BEIJING, July 1, 2015 – Growth in China is expected to decelerate to 7.1 percent in 2015 and 6.9 percent by 2017, reflecting a growth trajectory that is slower but more balanced and sustainable – a “new normal” for the world’s second-largest economy, according to the World Bank’s China Economic Update released today.

“In the short run, the slowdown in China’s economy growth means the government is making inroads with structural adjustments and policy efforts to address financial vulnerabilities. Over the medium term, these efforts are helping China gradually shift its growth model from manufacturing to services, from investment to consumption, and from exports to domestic spending,” said Karlis Smits, Senior Economist and main author of the report.

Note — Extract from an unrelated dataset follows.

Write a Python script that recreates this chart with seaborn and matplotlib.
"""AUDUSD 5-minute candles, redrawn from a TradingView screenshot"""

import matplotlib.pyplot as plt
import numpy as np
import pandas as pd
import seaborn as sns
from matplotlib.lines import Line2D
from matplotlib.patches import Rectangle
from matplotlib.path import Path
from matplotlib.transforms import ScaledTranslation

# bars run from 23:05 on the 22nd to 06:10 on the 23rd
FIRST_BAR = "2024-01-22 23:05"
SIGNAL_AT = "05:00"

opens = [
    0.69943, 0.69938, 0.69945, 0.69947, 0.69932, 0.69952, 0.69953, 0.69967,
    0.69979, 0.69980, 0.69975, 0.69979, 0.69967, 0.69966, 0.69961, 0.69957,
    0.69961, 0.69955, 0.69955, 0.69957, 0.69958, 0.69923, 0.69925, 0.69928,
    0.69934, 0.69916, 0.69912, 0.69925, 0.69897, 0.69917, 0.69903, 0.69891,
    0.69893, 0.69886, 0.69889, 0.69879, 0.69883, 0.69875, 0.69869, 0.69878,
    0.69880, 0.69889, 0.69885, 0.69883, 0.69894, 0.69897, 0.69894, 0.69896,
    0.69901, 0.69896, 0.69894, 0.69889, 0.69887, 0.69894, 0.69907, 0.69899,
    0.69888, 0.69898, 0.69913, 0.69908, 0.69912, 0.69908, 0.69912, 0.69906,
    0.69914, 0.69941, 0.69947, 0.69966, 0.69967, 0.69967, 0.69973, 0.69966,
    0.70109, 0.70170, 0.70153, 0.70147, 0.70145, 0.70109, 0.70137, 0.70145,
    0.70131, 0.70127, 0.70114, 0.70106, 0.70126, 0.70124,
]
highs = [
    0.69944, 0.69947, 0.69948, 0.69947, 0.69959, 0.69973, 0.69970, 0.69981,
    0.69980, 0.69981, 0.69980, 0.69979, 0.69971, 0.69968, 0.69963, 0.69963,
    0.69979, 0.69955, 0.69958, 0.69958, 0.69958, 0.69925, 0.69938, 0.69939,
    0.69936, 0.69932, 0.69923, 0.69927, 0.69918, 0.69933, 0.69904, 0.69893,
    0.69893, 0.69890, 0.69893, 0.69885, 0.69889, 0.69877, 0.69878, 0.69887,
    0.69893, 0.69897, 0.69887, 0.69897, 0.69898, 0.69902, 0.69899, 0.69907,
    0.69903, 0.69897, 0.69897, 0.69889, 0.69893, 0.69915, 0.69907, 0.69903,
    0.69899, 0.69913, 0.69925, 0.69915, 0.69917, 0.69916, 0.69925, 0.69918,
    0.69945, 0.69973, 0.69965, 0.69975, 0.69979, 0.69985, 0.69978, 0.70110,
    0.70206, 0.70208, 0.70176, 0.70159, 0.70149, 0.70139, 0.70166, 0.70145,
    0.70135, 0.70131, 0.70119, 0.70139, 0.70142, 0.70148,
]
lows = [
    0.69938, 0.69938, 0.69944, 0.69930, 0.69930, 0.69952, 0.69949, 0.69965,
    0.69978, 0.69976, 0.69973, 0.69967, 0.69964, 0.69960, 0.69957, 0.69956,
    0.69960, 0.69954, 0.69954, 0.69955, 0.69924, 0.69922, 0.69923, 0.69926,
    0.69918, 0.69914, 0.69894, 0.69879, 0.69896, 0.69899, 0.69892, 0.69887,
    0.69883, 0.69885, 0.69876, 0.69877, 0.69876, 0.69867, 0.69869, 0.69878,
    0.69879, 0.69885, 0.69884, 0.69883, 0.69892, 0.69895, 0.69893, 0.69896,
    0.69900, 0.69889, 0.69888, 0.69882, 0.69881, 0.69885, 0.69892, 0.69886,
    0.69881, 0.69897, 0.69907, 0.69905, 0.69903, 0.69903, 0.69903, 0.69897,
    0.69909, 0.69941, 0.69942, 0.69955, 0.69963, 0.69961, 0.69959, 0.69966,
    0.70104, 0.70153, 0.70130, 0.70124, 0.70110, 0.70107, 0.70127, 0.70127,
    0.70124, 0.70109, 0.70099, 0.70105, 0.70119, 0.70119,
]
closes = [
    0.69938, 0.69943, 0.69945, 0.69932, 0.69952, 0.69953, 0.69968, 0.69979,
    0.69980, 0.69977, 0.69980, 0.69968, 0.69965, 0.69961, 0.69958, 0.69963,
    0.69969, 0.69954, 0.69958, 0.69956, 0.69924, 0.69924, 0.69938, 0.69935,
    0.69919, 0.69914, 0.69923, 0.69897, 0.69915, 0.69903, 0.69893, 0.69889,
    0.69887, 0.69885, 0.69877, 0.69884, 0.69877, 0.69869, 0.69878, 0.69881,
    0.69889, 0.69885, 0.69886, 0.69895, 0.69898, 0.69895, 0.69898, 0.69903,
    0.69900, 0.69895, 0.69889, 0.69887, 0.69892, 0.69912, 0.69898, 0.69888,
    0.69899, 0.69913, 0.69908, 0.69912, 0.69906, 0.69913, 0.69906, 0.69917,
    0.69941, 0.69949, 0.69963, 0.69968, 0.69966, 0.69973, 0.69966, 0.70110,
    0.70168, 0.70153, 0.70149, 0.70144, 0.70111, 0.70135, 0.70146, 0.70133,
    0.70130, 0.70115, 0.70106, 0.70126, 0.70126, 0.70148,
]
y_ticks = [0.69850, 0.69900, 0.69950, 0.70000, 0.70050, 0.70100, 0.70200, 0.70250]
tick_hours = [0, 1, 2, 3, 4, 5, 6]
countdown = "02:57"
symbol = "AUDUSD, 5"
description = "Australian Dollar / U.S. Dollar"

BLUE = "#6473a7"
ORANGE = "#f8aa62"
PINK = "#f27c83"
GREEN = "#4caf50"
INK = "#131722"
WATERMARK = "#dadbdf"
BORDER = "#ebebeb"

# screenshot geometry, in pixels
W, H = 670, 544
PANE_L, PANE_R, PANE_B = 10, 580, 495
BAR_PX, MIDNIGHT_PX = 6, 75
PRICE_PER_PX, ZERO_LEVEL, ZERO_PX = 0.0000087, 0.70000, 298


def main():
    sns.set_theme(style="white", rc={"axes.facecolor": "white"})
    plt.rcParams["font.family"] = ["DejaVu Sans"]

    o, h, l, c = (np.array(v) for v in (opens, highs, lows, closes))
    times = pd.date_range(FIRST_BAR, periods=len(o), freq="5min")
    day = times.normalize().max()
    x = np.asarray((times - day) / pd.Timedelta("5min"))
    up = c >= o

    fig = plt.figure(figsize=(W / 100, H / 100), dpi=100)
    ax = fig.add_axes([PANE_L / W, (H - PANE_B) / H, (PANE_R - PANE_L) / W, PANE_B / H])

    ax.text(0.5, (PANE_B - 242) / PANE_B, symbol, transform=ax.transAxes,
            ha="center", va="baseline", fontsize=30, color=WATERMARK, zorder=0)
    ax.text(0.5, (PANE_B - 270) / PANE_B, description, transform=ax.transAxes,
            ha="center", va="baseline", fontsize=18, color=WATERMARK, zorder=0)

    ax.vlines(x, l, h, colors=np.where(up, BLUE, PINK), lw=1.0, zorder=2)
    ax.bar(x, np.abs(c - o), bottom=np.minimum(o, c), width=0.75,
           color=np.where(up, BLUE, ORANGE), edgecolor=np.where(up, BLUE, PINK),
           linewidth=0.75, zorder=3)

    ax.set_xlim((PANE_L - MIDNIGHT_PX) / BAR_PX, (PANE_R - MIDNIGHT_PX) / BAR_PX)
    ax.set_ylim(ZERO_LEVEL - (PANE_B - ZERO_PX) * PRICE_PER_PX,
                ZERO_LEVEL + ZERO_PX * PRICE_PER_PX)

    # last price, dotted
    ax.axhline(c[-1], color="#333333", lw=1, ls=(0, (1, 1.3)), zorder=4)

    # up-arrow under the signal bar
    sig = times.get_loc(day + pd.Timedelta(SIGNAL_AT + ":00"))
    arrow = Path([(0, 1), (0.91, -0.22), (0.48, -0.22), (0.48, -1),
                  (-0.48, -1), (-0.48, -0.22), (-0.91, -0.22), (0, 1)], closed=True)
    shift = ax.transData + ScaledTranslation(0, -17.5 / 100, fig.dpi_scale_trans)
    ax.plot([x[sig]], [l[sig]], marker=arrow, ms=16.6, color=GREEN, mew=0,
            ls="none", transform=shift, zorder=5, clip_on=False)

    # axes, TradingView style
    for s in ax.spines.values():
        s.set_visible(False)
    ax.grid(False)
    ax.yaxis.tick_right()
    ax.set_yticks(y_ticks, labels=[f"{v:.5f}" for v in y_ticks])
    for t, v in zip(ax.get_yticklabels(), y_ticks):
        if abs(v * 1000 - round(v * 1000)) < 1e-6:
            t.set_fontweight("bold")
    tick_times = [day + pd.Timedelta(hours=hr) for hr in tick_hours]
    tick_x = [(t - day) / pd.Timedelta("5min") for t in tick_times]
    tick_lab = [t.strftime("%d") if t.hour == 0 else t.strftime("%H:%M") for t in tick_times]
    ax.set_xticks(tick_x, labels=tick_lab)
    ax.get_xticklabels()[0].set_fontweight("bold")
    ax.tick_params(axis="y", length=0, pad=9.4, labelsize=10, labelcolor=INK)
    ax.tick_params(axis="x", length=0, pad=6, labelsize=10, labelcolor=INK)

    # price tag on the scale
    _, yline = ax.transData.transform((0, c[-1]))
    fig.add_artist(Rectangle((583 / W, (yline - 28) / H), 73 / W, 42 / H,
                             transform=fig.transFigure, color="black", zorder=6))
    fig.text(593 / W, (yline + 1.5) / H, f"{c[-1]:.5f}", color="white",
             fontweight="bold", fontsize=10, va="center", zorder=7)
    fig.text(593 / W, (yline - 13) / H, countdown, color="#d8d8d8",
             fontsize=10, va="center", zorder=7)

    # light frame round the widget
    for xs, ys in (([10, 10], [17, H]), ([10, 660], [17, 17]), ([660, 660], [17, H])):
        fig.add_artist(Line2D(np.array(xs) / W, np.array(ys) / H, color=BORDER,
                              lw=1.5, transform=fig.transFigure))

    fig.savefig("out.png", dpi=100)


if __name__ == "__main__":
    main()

The government’s polices to slow rapid credit growth, contain shadow banking and limit borrowing by local governments have led to slower investment growth in areas such as real estate, the report says. To prevent growth from slowing down too much, China also announced a series of limited, targeted stimulus measures, according to the report, a regular assessment of China’s economy.

“In 2015, it remains a priority for China to balance reforms and short-term growth, because large-scale, broad-based stimulus measures aimed at supporting growth may conflict with efforts to make the economy more sustainable in the medium run," saidChorching Goh, Lead Economist for China.

China’s economic structure is slowly changing. On the one hand, economic activity remains constrained by overcapacity in heavy industries, decelerating export growth and regulatory tightening on nontraditional lending. The real estate market remains weak, with excess inventory and, in most cities, softening property prices.

On the other hand, growth in services stayed robust, especially in advanced services such as banking and insurance. And in most recent years, consumption has grown slightly faster than investment.

To keep the economy on the right track, the report recommends, for example, a better allocation of credit, which in turn requires financial sector reforms. The investment-driven growth model helped China’s economy take off, but reforms are needed to enable the financial system to support sectors that can maintain reasonable growth over the medium-term.